9. Wireless chargers are less portable
In addition to being more expensive, they are also less portable. They require a surface on which to rest, preferably flat and level. For example, there’s not a spot in my car that is either flat or level, so I can’t reliably use a charging pad in my car. I probably could get a cradle that holds the phone firmly, but the cradle wouldn’t be useful outside of my car.
Although the same charging stations can be used for different Apple devices, there are people who have witnessed an issue with the same. There are cases where people have reported to have faced problems with regards to charging varied Apple devices.
There have also been compatibility issues with some iPhones not being attracted to draw in power from the power station.
The dream of wireless charging is great, of course. If only we could have some sort of wireless power device in our home that would charge our iPhones as we use them without having to press them against it. If only our iPhones would charge automatically when we placed them down on a table at a restaurant. But we’re a ways from that.
Wireless charging is a new technology in the world of gadgets; hence it certainly will require some time for more development to be truly wireless and also to gain popularity with all.
With so many disadvantages of charging iPhone wirelessly, if I had to recommend a single charger, I’d still say go with a wired charger. It’s more versatile and almost always smaller, which makes it more convenient if you need to bring it along to work or school or when you’re traveling.
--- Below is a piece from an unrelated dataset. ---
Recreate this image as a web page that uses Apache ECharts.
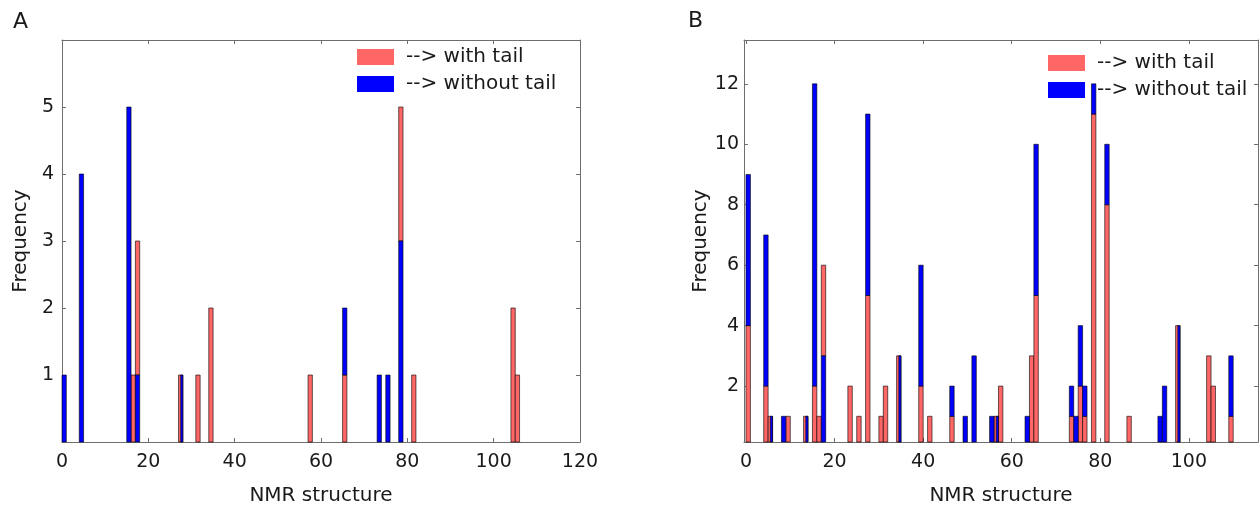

But it’s a luxury to have different charging options in different areas of the house. Think about how you use your phone in each spot — use wired where you want to keep your phone in hand or you need a faster charge, and choose wireless where you’ll get more out of the simplicity of dropping it and leaving it. Charging, both wired and wireless, is going to continue to get both faster and less expensive over the next few years, making it even easier to optimize your setup.